I have seen many horror films in my quarter-century on this earth, from early black-and-white classics, '60s kitsch, gritty '70s realism (including Tobe Hooper's original "Chainsaw"), '80s slashers, '90s badness, and a healthy dose of uber-gory European selections from the likes of Fulci, Argento, Pasolini, Deodato, Buttgereit, etc. I'm far from a prude when it comes to cinematic violence, and it takes a lot to offend my otherwise salivating horror sensibility… But "The Beginning" is absolutely wretched—a rock-bottom low in horror…and film in general. If ever there was a case where I would put my stamp of approval on the protest, censorship, banning, or outright incineration of a film into the stratosphere so that it may never be viewed by human eyes–and I am usually against such things–this would be it.

This is a film that produces zero scares, but an overflow of disgusting, artless imagery wrongly assumed to BE scary. Its villains are grotesque, unfunny inbred sickos, and its 'heroes' (including 2 guys who resemble Christopher Atkins and Robby Benson, and their girlfriends, with less definition than their Gap-model looks) exist only to have all manner of beating, torture, and mutilation inflicted upon them. Chainsaws and other sharp implements are plunged into flesh in gory close-up. The Vietnam War is cynically exploited to analogize two characters "coming of age" and "becoming men" while suffering the torments of the savage Hewitt clan (also given an un-ironic layer in R. Lee Ermey's war veteranship). In a slasher film where the overriding intentions appeal only to the basest, most reprehensible urges in man, trying to infuse "commentary" into the proceedings comes off as profoundly as a monkey reaching for guano.

Like so many low-budget horrors of the 1950s-'70s, the title of "The Texas Chainsaw Massacre" was a misnomer. The film featured a handful of deaths, only one of which was committed with the titular weapon (and, even then, only shown a few drops of blood); the movie was an absurd comedy of sorts, shrouded in a gritty, documentary-style realism that fueled the terror brewing beneath. There's a good word: "terror." Hooper's 1974 original is, as others before me have said, brilliant for what it doesn't show; it created a terrifying atmosphere and utilized locations and techniques that made the events seem very real. By comparison, the 2003 remake was slick, overproduced, and took the carnage of the title quite literally, offering little more than a plot less torture show, and "Beginning" takes that nihilism to a whole new level.

This time around, it's the subtitle that's misleading, as any insight into Leatherface (oh, excuse me–"Thomas Hewitt")'s madness is limited to a gratuitous shock-prologue and vague flash-cuts over the opening credits. "The Beginning" then dives into a story we've all seen too many times before.

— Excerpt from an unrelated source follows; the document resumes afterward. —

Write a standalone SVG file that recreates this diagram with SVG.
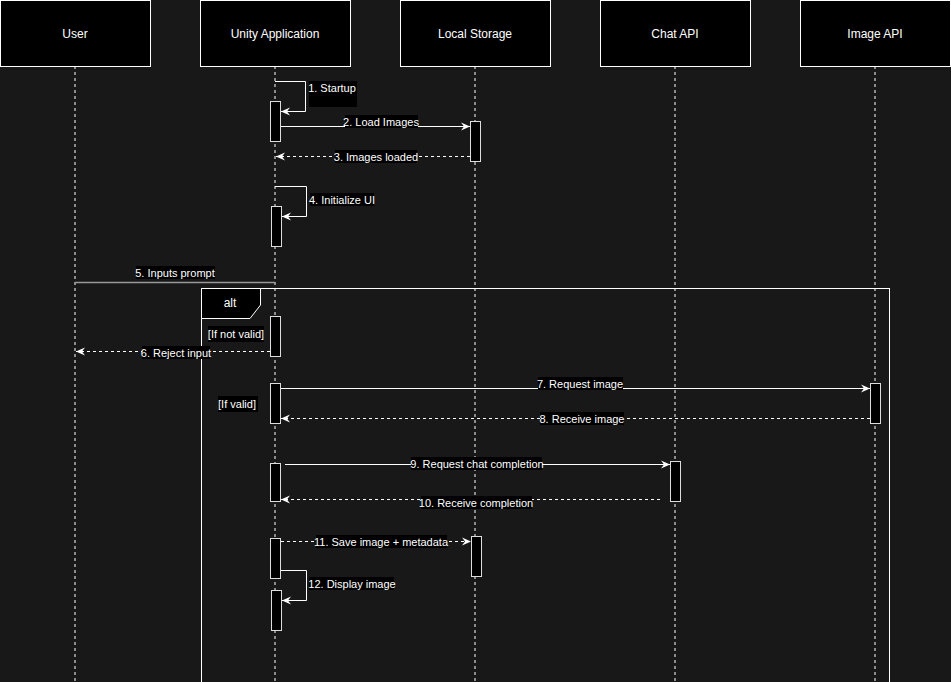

To those who have seen the 2003 version: it's the same thing. And to those who haven't, it can be summed up as simply as: 2 young couples relentlessly tortured for 84 minutes by a family of cackling psychopaths.

Seriously, that's all there is. It's a nihilistic, grueling, and utterly unredeemable excuse for inflicting pain under the banner of "horror," when it is really anything but. (If Michael Bay's Platinum Dunes company has proved anything to the world, it's that he hasn't the foggiest idea how to scare people.) Horror's recent shift toward hard-R films where dismemberment and gore are the order of the day ("The Devil's Rejects," "Hostel," etc.) has been a thorn in my side as of late–not that I have any problem with these elements of horror, but that few filmmakers know how to back up their excesses with a good, scary story. The underrated "Wolf Creek" is as grim–if not more–than "TCM: The Beginning," but at least gives us a trio of realistic, likable characters whose side we are squarely on, counterbalancing the actions of the psycho terrorizing them; evil is not vanquished, but, at the end, there is a faint sense of hope regardless. "The Beginning," in all its proudly repulsive glory, gives us villains who aren't served a lick of justice, and heroes who, by the insulting, sick-joke climax, have all met with the service end of Tommy Hewitt's 'saw.

It's not an ironic sort of injustice––it's merely depressing and infuriating. 'Irony,' in this case, would be knowing that "High Tension" was threatened with an NC-17 while this geek show passed through the ever-astute MPAA with an easy R. "The Texas Chainsaw Massacre: The Beginning" shook my soul with rage–a truly vile, worthless bit of cinema with no redeeming qualities. If ever there's been a reason to abort a worn-out franchise, this is definitely it.